Re: Eric Gisse doesn't know the basics of Relativity



On Aug 6, 4:57 am, "T.M. Sommers" <t...@xxxxxx> wrote:
Eric Gisse wrote:
On Aug 5, 9:16 am, "T.M. Sommers" <t...@xxxxxx> wrote:
gu...@xxxxxxxxxxx wrote:
On Aug 5, 11:12 am, "T.M. Sommers" <t...@xxxxxx> wrote:

Temperature is not invariant. It transforms as

T' = T * (1 - v^2/c^2)^(1/2)

Come on. Rest Mass is a Lorentz invariant scalar.

Never heard of invariant mass, M' = gamma M.

M remains invariant.

I thought we were talking about temperature. What has mass got
to do with it?

Nothing. He seems to believe that the kludge known as "relativistic
mass" somehow invalidates my argument.

This has been going on since April. He didn't understand then, and
doesn't understand now as evidenced by his latest little temper
tantrum. Every so often he has to spam this newsgroup with about 20
posts saying how stupid I am and whatever.

http://groups.google.com/group/sci.physics.relativity/msg/8ec41d88e75...

That is the argument for why temperature transforms as such.

I'm not so sure, anymore. Based on a quick search of arXiv, this
seems to be an unsettled area of physics, with some saying

T' = T * (1 - v^2/c^2)^(1/2),

some saying

T' = T / (1 - v^2/c^2)^(1/2),

and some saying

T' = T.

See arXiv:gr-qc/9505045, arXiv:physics/0506214, and
arXiv:physics/9610016, for instance.

gr-qc/9505045 : Assumes quantum field theory. Gives T' = gamma^3 * T.
Cute...

physics/0506214 : Asks the important question: "What should be kept
invariant under Lorentz transformation?!".

Different authors assume different things. For example, I follow
Tolman and assume that /entropy/ is invariant. ***, it makes sense to
me. Why would you have different amounts of available particle states
just because you are in a different reference frame? Other authors
assume that temperature should remain invariant with the same type of
argument, then they discover that entropy transforms instead.

I agree that no consensus will be reached until there is some actual
experimental evidence in one direction or the other.

physics/9610016 : Assumes quantum field theory...and finds that T' = T
for a blackbody thermal spectrum.

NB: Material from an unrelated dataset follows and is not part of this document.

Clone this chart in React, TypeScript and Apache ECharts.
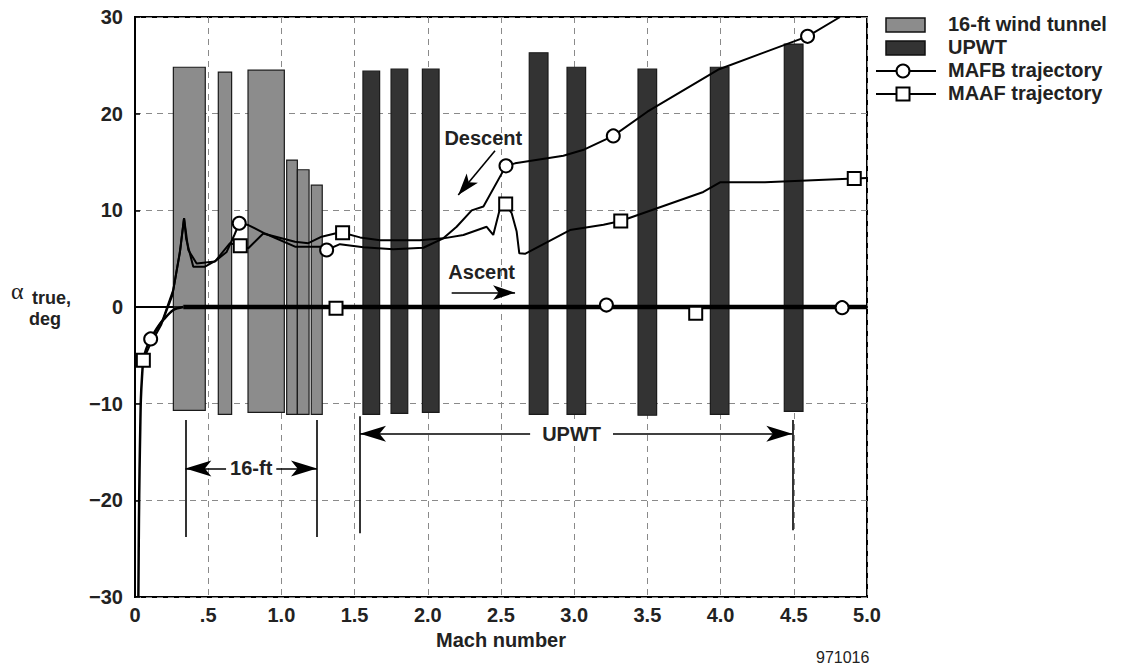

This was actually touched upon in gr-
qc/9505045. I'd care more if I knew enough quantum field theory to
understand exactly what was being done.

This may sound stupid, but the result you obtain depends very strongly
on what you assume. QFT is not classical thermodynamics + SR, and the
results of both heavily depend on your starting assumptions. All sorts
of assumptions have a well-motivated physical basis, and none of them
can be preferred until we have a little more understanding.


That something so seemingly basic is still unsettled after 100
years suggests to me that there is something wrong with the
question. I suspect, but cannot prove, that T does not transform
at all (which is different from saying T' = T). I further
suspect that this is because a system in equilibrium in one frame
is not in equilibrium in another.

It doesn't surprise me at all to see that this is a somewhat
complicated subject which does not have a clear consensus.

However, the whole discussion wasn't started on some well-meant
academic debate. Back in APRIL [almost 4 fucking months ago] guskz
made one of his latest spew threads in which he misunderstands yet
another topic in physics. I was stupid, and tried to educate.

http://groups.google.com/group/sci.physics.relativity/browse_frm/thread/dd959050d1560e4

Eventually I end up pointing out that temperature is not a tensor
because tensors are invariant and temperature transforms under a
Lorentz transformation. Four months later, he is still pitching a
shitfit. My original point stands - temperature is not a tensor.